Clarence, 43, appeared at the Old Bailey on Friday for a sentencing hearing, having previously admitted responsibility for the deaths of Olivia, four, and three-year-old Ben and Max at the family home in New Malden, south west London.
The court was told how she had been struggling to cope with the mental and physical demands of her children's illness and had told doctors that had the family been living in their native South Africa, they would have 'gone to the top of a mountain and died'.
However she struck up a good relationship with her social worker, Suzi Holley, and was making progress, when Kingston Social Services, made the 'ill-conceived' decision to reassign her another less experienced worker because they felt she had become 'too close' to the family.
The court heard that Mrs Holley was so outraged by the decision that she resigned soon afterwards.
Zoe Johnson QC for the Crown explained how all three of the children had suffered from the life limiting, muscle weakening condition, SMA type 2.
She said had the Clarences known about the condition before the twins were born prematurely on a family holiday to Portugal, they would have agreed to abort the pregnancy.
Outlining the events leading up to their deaths, she said Clarence's husband had taken their eight-year-old daughter on a holiday to their native South Africa on Friday April 18, leaving the defendant alone with her other children.

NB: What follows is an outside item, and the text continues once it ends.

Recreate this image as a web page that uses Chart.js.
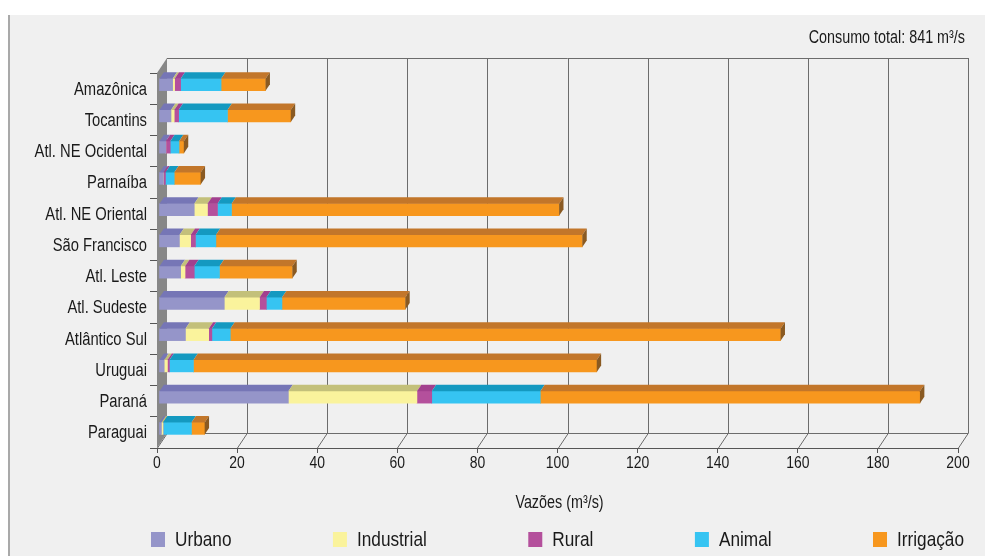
<!DOCTYPE html>
<html>
<head>
<meta charset="utf-8">
<script src="https://cdn.jsdelivr.net/npm/chart.js@4.4.0/dist/chart.umd.min.js"></script>
<style>
  html, body { margin: 0; padding: 0; background: #fff; }
  #wrap { width: 985px; height: 556px; }
</style>
</head>
<body>
<div id="wrap"><canvas id="chart" width="985" height="556"></canvas></div>
<script>
// Consumo de água por região hidrográfica (m³/s)
const categories = [
  'Amazônica', 'Tocantins', 'Atl. NE Ocidental', 'Parnaíba', 'Atl. NE Oriental',
  'São Francisco', 'Atl. Leste', 'Atl. Sudeste', 'Atlântico Sul', 'Uruguai',
  'Paraná', 'Paraguai',
]
const urbano = [3.4, 3.0, 1.7, 1.1, 8.8, 5.1, 5.4, 16.3, 6.6, 1.3, 32.3, 0.6]
const industrial = [0.5, 0.8, 0, 0, 3.3, 2.8, 1.1, 8.8, 5.8, 0.8, 32.1, 0.4]
const rural = [1.5, 1.1, 1.1, 0.5, 2.5, 1.2, 2.3, 1.7, 0.8, 0.5, 3.7, 0]
const animal = [10.1, 12.2, 2.2, 2.2, 3.5, 5.1, 6.3, 3.9, 4.6, 6.0, 27.1, 7.1]
const irrigacao = [11.1, 15.8, 1.2, 6.6, 81.8, 91.5, 18.2, 30.8, 137.4, 100.7, 94.8, 3.3]
const seriesNames = ['Urbano', 'Industrial', 'Rural', 'Animal', 'Irrigação']
const xTicks = [0, 20, 40, 60, 80, 100, 120, 140, 160, 180, 200]
const totalLabel = 'Consumo total: 841 m³/s'
const axisTitle = 'Vazões (m³/s)'

const frontColors = ['#9595c9', '#faf39c', '#b4509c', '#36c4f2', '#f7971e']
const topColors = ['#7676b6', '#c3c07a', '#a2408e', '#1499c0', '#c2762a']
const endColor = '#8a5a22'
const textColor = '#1a1a1a'

// no narrow face installed: squeeze the regular one horizontally
const FONT = "'Liberation Sans', Arial, sans-serif"
const NARROW = 0.82

// box depth (walls) and bar depth
const WALL_DX = 10
const WALL_DY = 15
const BAR_DX = 4.4
const BAR_DY = 6.5
const BAR_SHIFT_X = 2
const BAR_SHIFT_Y = -4

function narrowText(ctx, text, x, y, size, align) {
  ctx.save()
  ctx.font = `${size}px ${FONT}`
  ctx.textAlign = align
  ctx.textBaseline = 'middle'
  ctx.fillStyle = textColor
  ctx.translate(x, y)
  ctx.scale(NARROW, 1)
  ctx.fillText(text, 0, 0)
  ctx.restore()
}

function narrowWidth(ctx, text, size) {
  ctx.save()
  ctx.font = `${size}px ${FONT}`
  const w = ctx.measureText(text).width * NARROW
  ctx.restore()
  return w
}

const box3d = {
  id: 'box3d',
  beforeDraw(chart) {
    const { ctx, chartArea: a, scales: { x } } = chart
    const w = chart.width
    const h = chart.height
    ctx.save()
    ctx.fillStyle = '#ffffff'
    ctx.fillRect(0, 0, w, h)
    ctx.fillStyle = '#f0f0f0'
    ctx.fillRect(8, 15, w - 8, h - 15)
    ctx.fillStyle = '#a9a9a9'
    ctx.fillRect(8, 15, 2, h - 15)

    ctx.strokeStyle = '#6c6c6c'
    ctx.lineWidth = 1
    ctx.beginPath()
    ctx.moveTo(a.left + WALL_DX, Math.round(a.top - WALL_DY) + 0.5)
    ctx.lineTo(a.right + WALL_DX, Math.round(a.top - WALL_DY) + 0.5)
    ctx.moveTo(a.left + WALL_DX, Math.round(a.bottom - WALL_DY) + 0.5)
    ctx.lineTo(a.right + WALL_DX, Math.round(a.bottom - WALL_DY) + 0.5)
    x.ticks.forEach((t) => {
      const px = Math.round(x.getPixelForValue(t.value)) + 0.5
      if (t.value > 0) {
        ctx.moveTo(px + WALL_DX, a.top - WALL_DY)
        ctx.lineTo(px + WALL_DX, a.bottom - WALL_DY)
      }
      ctx.moveTo(px, a.bottom)
      ctx.lineTo(px + WALL_DX, a.bottom - WALL_DY)
    })
    ctx.stroke()

    // left side wall
    ctx.fillStyle = '#878787'
    ctx.beginPath()
    ctx.moveTo(a.left, a.top)
    ctx.lineTo(a.left + WALL_DX, a.top - WALL_DY)
    ctx.lineTo(a.left + WALL_DX, a.bottom - WALL_DY)
    ctx.lineTo(a.left, a.bottom)
    ctx.closePath()
    ctx.fill()
    ctx.restore()
  },
  beforeDatasetsDraw(chart) {
    chart.ctx.save()
    chart.ctx.translate(BAR_SHIFT_X, BAR_SHIFT_Y)
  },
  afterDatasetsDraw(chart) {
    const { ctx, data } = chart
    categories.forEach((c, j) => {
      let last = -1
      data.datasets.forEach((ds, i) => {
        if (ds.data[j] > 0) last = i
      })
      data.datasets.forEach((ds, i) => {
        if (!(ds.data[j] > 0)) return
        const el = chart.getDatasetMeta(i).data[j]
        const { x, y, base, height } = el.getProps(['x', 'y', 'base', 'height'], true)
        const left = Math.min(x, base)
        const right = Math.max(x, base)
        const top = y - height / 2
        const bottom = y + height / 2
        ctx.fillStyle = topColors[i]
        ctx.beginPath()
        ctx.moveTo(left, top)
        ctx.lineTo(right, top)
        ctx.lineTo(right + BAR_DX, top - BAR_DY)
        ctx.lineTo(left + BAR_DX, top - BAR_DY)
        ctx.closePath()
        ctx.fill()
        if (i === last) {
          ctx.fillStyle = endColor
          ctx.beginPath()
          ctx.moveTo(right, top)
          ctx.lineTo(right + BAR_DX, top - BAR_DY)
          ctx.lineTo(right + BAR_DX, bottom - BAR_DY)
          ctx.lineTo(right, bottom)
          ctx.closePath()
          ctx.fill()
        }
      })
    })
    ctx.restore()
  },
  afterDraw(chart) {
    const { ctx, data, chartArea: a, scales: { x, y } } = chart

    // axis labels
    y.ticks.forEach((t, i) => {
      narrowText(ctx, y.getLabelForValue(t.value), a.left - 10, y.getPixelForTick(i) + 1, 18, 'right')
    })
    x.ticks.forEach((t) => {
      narrowText(ctx, String(t.value), x.getPixelForValue(t.value), a.bottom + 15, 17, 'center')
    })
    narrowText(ctx, axisTitle, (a.left + a.right) / 2 + 2, 503, 17.5, 'center')
    narrowText(ctx, totalLabel, 965, 38, 17.5, 'right')

    // legend, spread between the first box and the right edge
    const widths = data.datasets.map((ds) => 24 + narrowWidth(ctx, ds.label, 21))
    const startX = 151
    const endX = 964
    const gap = (endX - startX - widths.reduce((s, v) => s + v, 0)) / (widths.length - 1)
    let lx = startX
    data.datasets.forEach((ds, i) => {
      ctx.fillStyle = frontColors[i]
      ctx.fillRect(lx, 532, 14, 15)
      narrowText(ctx, ds.label, lx + 24, 540, 21, 'left')
      lx += widths[i] + gap
    })
  },
}

const seriesValues = [urbano, industrial, rural, animal, irrigacao]

new Chart(document.getElementById('chart').getContext('2d'), {
  type: 'bar',
  data: {
    labels: categories,
    datasets: seriesNames.map((name, i) => ({
      label: name,
      data: seriesValues[i],
      backgroundColor: frontColors[i],
      borderWidth: 0,
      barThickness: 12,
      clip: false,
    })),
  },
  options: {
    indexAxis: 'y',
    responsive: false,
    animation: false,
    layout: { padding: { left: 0, top: 73, right: 27, bottom: 0 } },
    plugins: {
      legend: { display: false },
      tooltip: { enabled: false },
    },
    scales: {
      x: {
        stacked: true,
        min: 0,
        max: 200,
        afterBuildTicks(scale) {
          scale.ticks = xTicks.map((v) => ({ value: v }))
        },
        afterFit(scale) {
          scale.height = 108
        },
        grid: { drawOnChartArea: false, drawTicks: true, tickLength: 5, color: '#555' },
        border: { display: true, color: '#555' },
        ticks: { display: false },
      },
      y: {
        stacked: true,
        afterFit(scale) {
          scale.width = 157
        },
        grid: { drawOnChartArea: false, drawTicks: true, tickLength: 7, color: '#555', offset: true },
        border: { display: false },
        ticks: { display: false },
      },
    },
  },
  plugins: [box3d],
})
</script>
</body>
</html>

She said Clarence had given the family's nanny, known as Jade, the day off.
Ms Johnson said: "We suggest that the defendant took this opportunity to end the lives of her three disabled children, although it was right to say her settled intention was only formulated on the Monday.
Ms Johnson went on: "She smothered the boys first whilst they were sleeping using a nappy so they would not smell her.
"She found it much harder to kill Olivia, and wrote a letter to her husband in the time between killing the boys and killing Olivia."
But Ms Johnson said the decision to move Mrs Holley off the case and reassign a different social worker to the family at a time when it was clear Mrs Clarence was struggling to cope, had been 'ill-conceived'.
She said: "It appears that Miss Holley developed a reasonably good working relationship with the family, but in February 2014 she was suddenly replaced by a young and less experienced social worker, Sarah Daws.
"This disruption was in part because the social services department thought that Ms Holley had got too close to Mrs Clarence and her reaction was to resign soon afterwards.
"Ms Daws became the Clarence family social worker just six months after she joined Kingston social services. With hindsight that was an ill-conceived decision by the social services department."
The children's bodies were discovered by their nanny, who had been given the day off on the day in question, but had been asked to look in after family became concerned.
The court heard they were tucked into their beds with toys arranged around their heads.
Last month the Crown Prosecution Service accepted Clarence's guilty plea to the manslaughter of the three children by reason of diminished responsibility.
Mr Justice Sweeney reserved sentencing until tomorrow (November 18).